Because \(p = 2.2\times 10^{-16} < 0.05 =\alpha\), we reject the null. Thus, we have evidence in favor of the alternative hypothesis that, in fact, the birth weights are higher in the non-smoking moms group than for smoking moms.

Calculations with Formulas and Tables#

Let’s recall the values of the standard descriptives so that we can calculate the \(t\)-statistic. Also, let’s link to the formula sheet for the class and the \(t\) table.

cat('The standard descriptives for the births to smoking moms: \n  Mean = ',m_s,'\n  Std. Deviation = ',s_s, '\n  Sample Size = ', n_s, '\n\n')
cat('The standard descriptives for the births to non-smoking moms: \n  Mean = ',m_n,'\n  Std. Deviation = ',s_n, '\n  Sample Size = ', n_n)
The standard descriptives for the births to smoking moms: 
  Mean =  113.8192 
  Std. Deviation =  18.29501 
  Sample Size =  459 
The standard descriptives for the births to non-smoking moms: 
  Mean =  123.0853 
  Std. Deviation =  17.4237 
  Sample Size =  715

The \(t\) Statistic#

The formula from our class formula sheet is as follows:

\[t = \frac{\bar{x_1}-\bar{x_2}}{\sqrt{\frac{s_1^2}{n_1} + \frac{s_2^2}{n_2}}}\]
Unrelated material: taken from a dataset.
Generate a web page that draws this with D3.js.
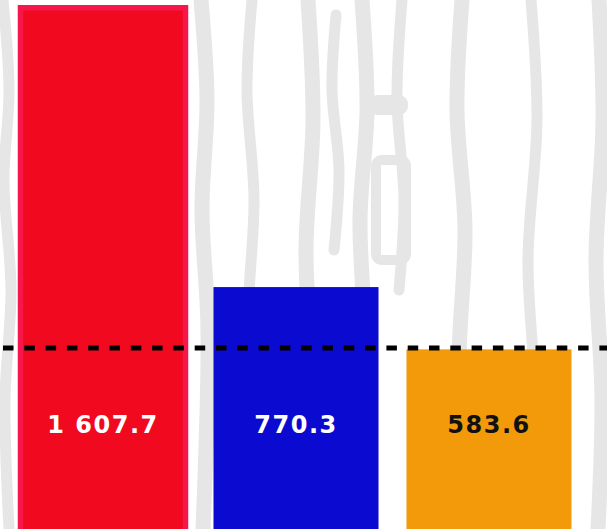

We can substitute into this formula values from the lists above rounded to the nearest tenth. We will then simplify and solve:

\[t = \frac{113.8 - 123.1}{\sqrt{\frac{18.3^2}{459} + \frac{17.4^2}{715}}}\]

Calculations: First Steps

113.8 - 123.1
18.3^2
17.4^2
-9.3
334.89
302.76
\[t = \frac{-9.3}{\sqrt{\frac{334.9}{459} + \frac{302.8}{715}}}\]

Final Calculations

-9.9 / sqrt( 334.9 / 459 + 302.8 / 715 )
-9.21927537446768
\[t = -9.22\]

Cutoff Value from Table#

We are conducting a 1-tailed hypothesis test since

\[H_a : \mu_S < \mu_N\]

with an \(\alpha = 0.05\) level of significance. Also, our degrees of freedom (also shown on the formula sheet) for this case:

\[df = \min(n_1-1,n_2-1)\]

Note that, given that both sample sizes reach well into the hundreds, we will use the \(\infty\) degrees of freedom row in the table. Thus, we find the cutoff value:

\[t^* = 1.645\]

Note

The test statistic we calculated by hand is quite different from the one the computer calculated above. This happens for two reasons.

  1. The computer can calculate \(t\) while using a much more accurate degrees of freedom value than is practical when using a table.

  2. We have rounding error present in our calculated test statistic.

Reporting Out#

We reject the null since \(|t| = 9.22 > 1.645 = t^*\). We have evidence for the alternative, that the birth weight of babies born to moms who smoke during pregnancy is less, on average, than the birth weight of babies born to non-smoking moms.